I no longer have access to an Ancestry.com account at home -- I have to get up to the Maryland Historical Society for that -- but their previews helped me narrow down their location to Maine and New Hampshire. That helped me with that research tool of the gods, Google, and I discovered that Lydia's maiden name was Neal, that her father was Samuel Neal and a man of some property who died in 1836, that she and her husband belonged to the Maine Anti-Slavery Society, and that they hosted Douglass on one of his earliest lecture tours when he stopped in Portland, Maine.
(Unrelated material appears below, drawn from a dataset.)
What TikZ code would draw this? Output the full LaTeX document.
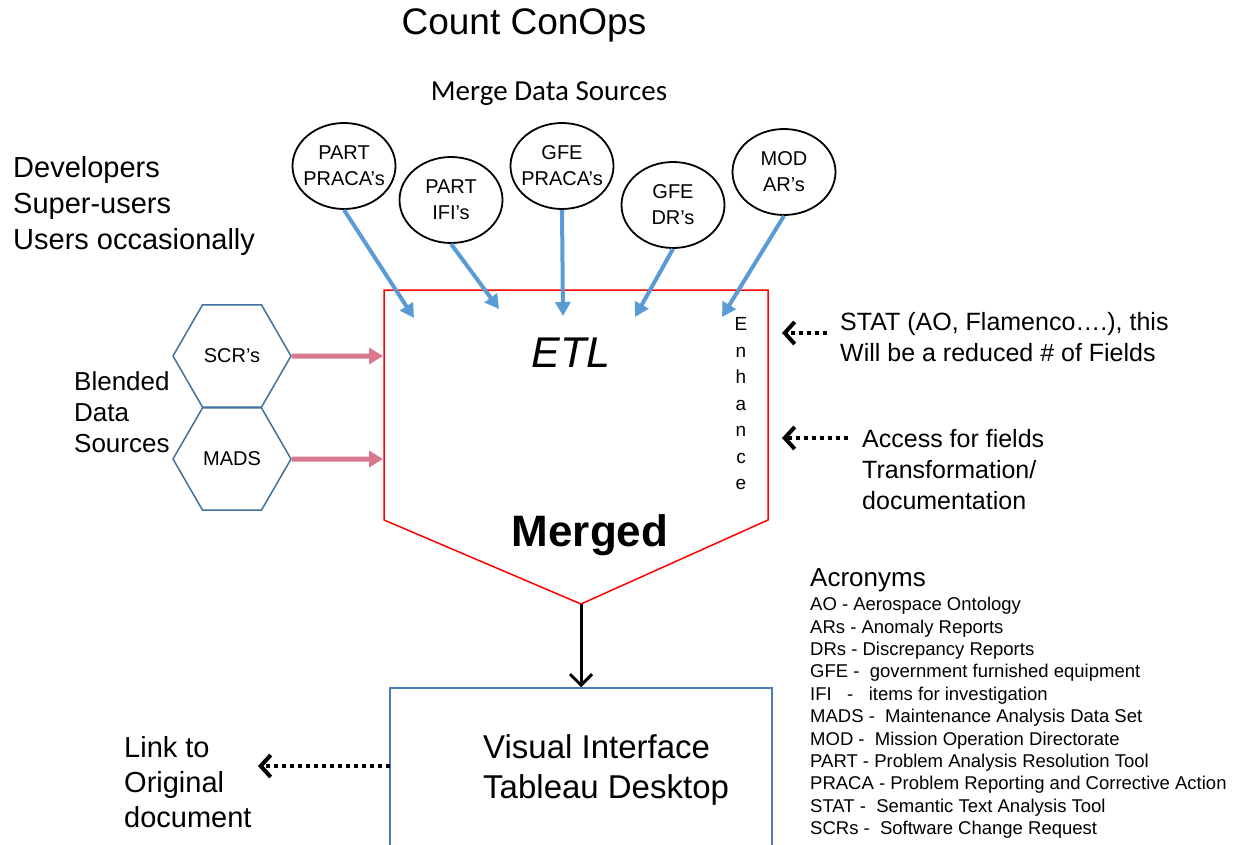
\documentclass[tikz,border=0pt]{standalone}
\usepackage{fontspec}
\setmainfont{Liberation Sans}
\newfontfamily\calibri{Carlito}
\usepackage{tikz}
\usetikzlibrary{positioning,shapes.geometric,arrows.meta}
\definecolor{feedblue}{HTML}{5B9BD5}
\definecolor{hexblue}{HTML}{41719C}
\definecolor{blendpink}{HTML}{D9778E}
\definecolor{boxblue}{HTML}{4A7EBB}
\newcommand{\setfs}[2]{\fontsize{#1}{#2}\selectfont}

\begin{document}
\begin{tikzpicture}[x=1pt,y=-1pt,
  src/.style={draw,ellipse,line width=1.8pt,minimum width=103pt,minimum height=86pt,inner sep=-10pt,align=center,font=\setfs{20}{26}},
  hexa/.style={draw=hexblue,regular polygon,regular polygon sides=6,minimum size=118pt,line width=1.5pt,inner sep=0pt,font=\setfs{20}{24}},
  note/.style={anchor=west,align=left,inner sep=0pt},
  feed/.style={feedblue,line width=4pt,-{Triangle[length=14pt,width=15pt]}},
  blend/.style={blendpink,line width=5pt,-{Triangle[length=14pt,width=16pt]}},
  hint/.style={line width=4pt,dash pattern=on 4pt off 4pt,-{Straight Barb[length=10pt,width=22pt]}}]
\useasboundingbox (0,0) rectangle (1239,845);

% titles
\node[font=\setfs{37}{40}] (title) at (524,25) {Count ConOps};
\node[font=\calibri\setfs{29}{32}] (merge) at (549,94) {Merge Data Sources};
\node[note,font=\setfs{29}{36}] (users) at (13,206) {Developers\\Super-users\\Users occasionally};

% data sources
\node[src] (pp) at (344,166) {PART\\PRACA's};
\node[src] (pi) at (451,200) {PART\\IFI's};
\node[src] (gp) at (562,166) {GFE\\PRACA's};
\node[src] (gd) at (673,205) {GFE\\DR's};
\node[src] (ma) at (784,172) {MOD\\AR's};

% merge funnel
\coordinate (apex) at (581,604);
\draw[red,line width=1.5pt] (384,290) -- (768,290) -- (768,520) -- (apex) -- (384,520) -- cycle;
\coordinate (t1) at (414,318);
\coordinate (t2) at (499,309);
\coordinate (t3) at (563,316);
\coordinate (t4) at (635,317);
\coordinate (t5) at (722,317);
\draw[feed] (pp.south) -- (t1);
\draw[feed] (pi.south) -- (t2);
\draw[feed] (gp.south) -- (t3);
\draw[feed] (gd.south) -- (t4);
\draw[feed] (ma.south) -- (t5);

\node[font=\itshape\setfs{43}{46}] (etl) at (571,353) {ETL};
\node[align=center,font=\setfs{19}{26.5}] (enh) at (741,404) {E\\n\\h\\a\\n\\c\\e};
\node[font=\bfseries\setfs{44}{48}] (merged) at (590,535) {Merged};

% blended sources
\node[note,font=\setfs{26}{31}] (blended) at (74,412) {Blended\\Data\\Sources};
\node[hexa] (scr) at (232,356) {SCR's};
\node[hexa] (mads) at (232,459) {MADS};
\coordinate (inscr) at (383,356);
\coordinate (inmads) at (383,459);
\draw[blend] (scr.east) -- (inscr);
\draw[blend] (mads.east) -- (inmads);

% notes on the right
\node[note,font=\setfs{25}{31}] (stat) at (840,337) {STAT (AO, Flamenco\dots.), this\\Will be a reduced \# of Fields};
\node[note,font=\setfs{25}{31}] (access) at (862,470) {Access for fields\\Transformation/\\documentation};
\coordinate (stattail) at (827,333);
\coordinate (stattip) at (782,333);
\coordinate (accesstail) at (848,438);
\coordinate (accesstip) at (782,438);
\draw[hint] (stattail) -- (stattip);
\draw[hint] (accesstail) -- (accesstip);

% visual interface
\node[draw=boxblue,line width=1.5pt,minimum width=382pt,minimum height=200pt] (viz) at (581,788) {};
\node[note,font=\setfs{33}{40}] (vizlabel) at (483,770) {Visual Interface\\Tableau Desktop};
\draw[line width=3pt,-{Straight Barb[length=11pt,width=22pt]}] (apex) -- (viz.north);

\node[note,font=\setfs{29}{35}] (link) at (124,782) {Link to\\Original\\document};
\coordinate (linktail) at (390,766);
\coordinate (linktip) at (258,766);
\draw[hint] (linktail) -- (linktip);

% acronyms
\node[note,font=\setfs{26}{28}] (acro) at (810,580) {Acronyms};
\node[note,font=\setfs{18.5}{22.4}] (acrolist) at (810,718) {AO - Aerospace Ontology\\
ARs - Anomaly Reports\\
DRs - Discrepancy Reports\\
GFE -\ \ government furnished equipment\\
IFI\ \ \ -\ \ \ items for investigation\\
MADS -\ \ Maintenance Analysis Data Set\\
MOD -\ \ Mission Operation Directorate\\
PART - Problem Analysis Resolution Tool\\
PRACA - Problem Reporting and Corrective Action\\
STAT -\ \ Semantic Text Analysis Tool\\
SCRs -\ \ Software Change Request};
\end{tikzpicture}
\end{document}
When I get into an actual library, I can ferret out a lot more information about them -- I'm pretty good at that, if I must say so myself. That still doesn't answer the main question; or, rather, it answers the superficial part of the question. I know roughly who Lydia Dennett was, where she lived, who she was married to, her father, her interest in abolition (and perhaps women's rights, since she corresponded with Paulina Wright Davis), and that she met Douglass in the 1840s.
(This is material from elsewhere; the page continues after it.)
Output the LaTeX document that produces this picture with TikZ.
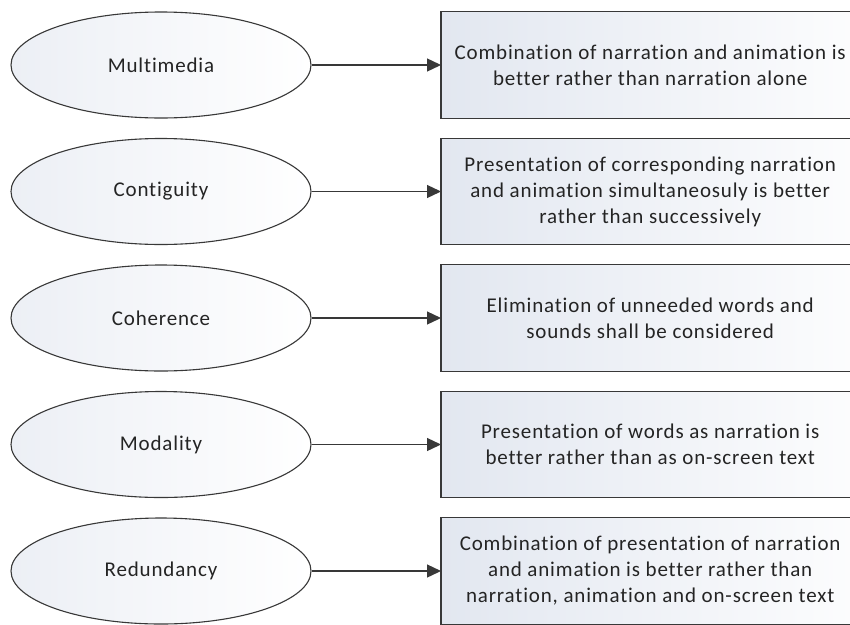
\documentclass[tikz,border=0pt]{standalone}
\usepackage{fontspec}
\setmainfont{Carlito}[LetterSpace=4.0,Ligatures=NoCommon]
\usetikzlibrary{arrows.meta,shapes.geometric,backgrounds}
\definecolor{linegray}{HTML}{383838}
\definecolor{txtgray}{HTML}{242424}
\definecolor{boxleft}{HTML}{E2E7F0}
\definecolor{ellleft}{HTML}{ECEFF5}
\tikzset{
  principle/.style={ellipse, draw=linegray, line width=1.1pt, minimum width=300pt, minimum height=106pt, inner sep=0pt,
    left color=ellleft, right color=white, text=txtgray, font=\fontsize{21}{26}\selectfont},
  descbox/.style={rectangle, minimum width=418pt, minimum height=106pt, inner sep=0pt,
    anchor=west, text=txtgray, align=center, font=\fontsize{21}{26}\selectfont},
  boxframe/.style={draw=linegray, line width=1.2pt, left color=boxleft, right color=white},
  link/.style={draw=linegray, line width=1.3pt, -{Triangle[length=14pt,width=13pt]}}
}
\begin{document}
\begin{tikzpicture}[x=1pt,y=-1pt]
\useasboundingbox (0,0) rectangle (850,624);
\clip (0,0) rectangle (850,624);
\node[principle] (e1) at (161,65) {Multimedia};
\node[principle] (e2) at (161,191.5) {Contiguity};
\node[principle] (e3) at (161,318) {Coherence};
\node[principle] (e4) at (161,444.5) {Modality};
\node[principle] (e5) at (161,571) {Redundancy};
\node[descbox] (b1) at (441,65) {Combination of narration and animation is\\better rather than narration alone};
\node[descbox] (b2) at (441,191.5) {Presentation of corresponding narration\\and animation simultaneosuly is better\\rather than successively};
\node[descbox] (b3) at (441,318) {Elimination of unneeded words and\\sounds shall be considered};
\node[descbox] (b4) at (441,444.5) {Presentation of words as narration is\\better rather than as on-screen text};
\node[descbox] (b5) at (441,571) {Combination of presentation of narration\\and animation is better rather than\\narration, animation and on-screen text};
\begin{scope}[on background layer]
\fill[white] (0,0) rectangle (850,624);
\foreach \b in {b1,b2,b3,b4,b5}{
  \path[boxframe] (\b.north west) rectangle ([xshift=40pt]\b.south east);
}
\end{scope}
\draw[link] (e1) -- (b1);
\draw[link] (e2) -- (b2);
\draw[link] (e3) -- (b3);
\draw[link] (e4) -- (b4);
\draw[link] (e5) -- (b5);
\end{tikzpicture}
\end{document}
What I don't know is this: who was Lydia Dennett that Douglass would write such a scathing assessment of his wife and his perception of his marital woes to her? Who else did he bitch about his wife to?

And who did Anna bitch about her husband to?

4 comments:

Dame Eleanor Hull said...

I love these questions. I work farther back, and it's harder to answer them, hard even to get the framework that would let you start to tell an unsubstantiable story about the people, but I love posing them and trying to answer them.

Susan said...

Wow. Just Wow. Starting with the unbelievableness of the letter, and writing it to someone who was not, apparently, a close connection...

Like Dame Eleanor, the odds of my having correspondence like yours is slender to none, but I love the asking of the questions.

Clio Bluestocking said...

I know! This will probably end up being a bone I can't let go -- like with the sister thing.

I always thought that those unanswerable questions were the point where the historian stops and the novelist begins, at least for really good historical fiction. Also, perhaps the historian can wade into the novelist's territory, then come back with some new perspective that allows the historian to ask slightly different questions that maybe can be answered. Or not. Either way, it is fun, isn't it?

publicservant1 said...

My husband is the great great grandson of Oliver Dennett. Dennett married Lydia Neal after his first wife died. She raised my husband's great great grandmother Sophia (married Moses Gould) We are very interested in your research and know something of her relationship with Douglass and her abolitionist work in Portland.Lydia was related to John Neal and Neal Dow (father of prohibition) They were Quakers. See a book "Mothers of Maine for more info. We have a photo of my husband's great grand father being held by a black girl c. 1860.

We would like any info you might have.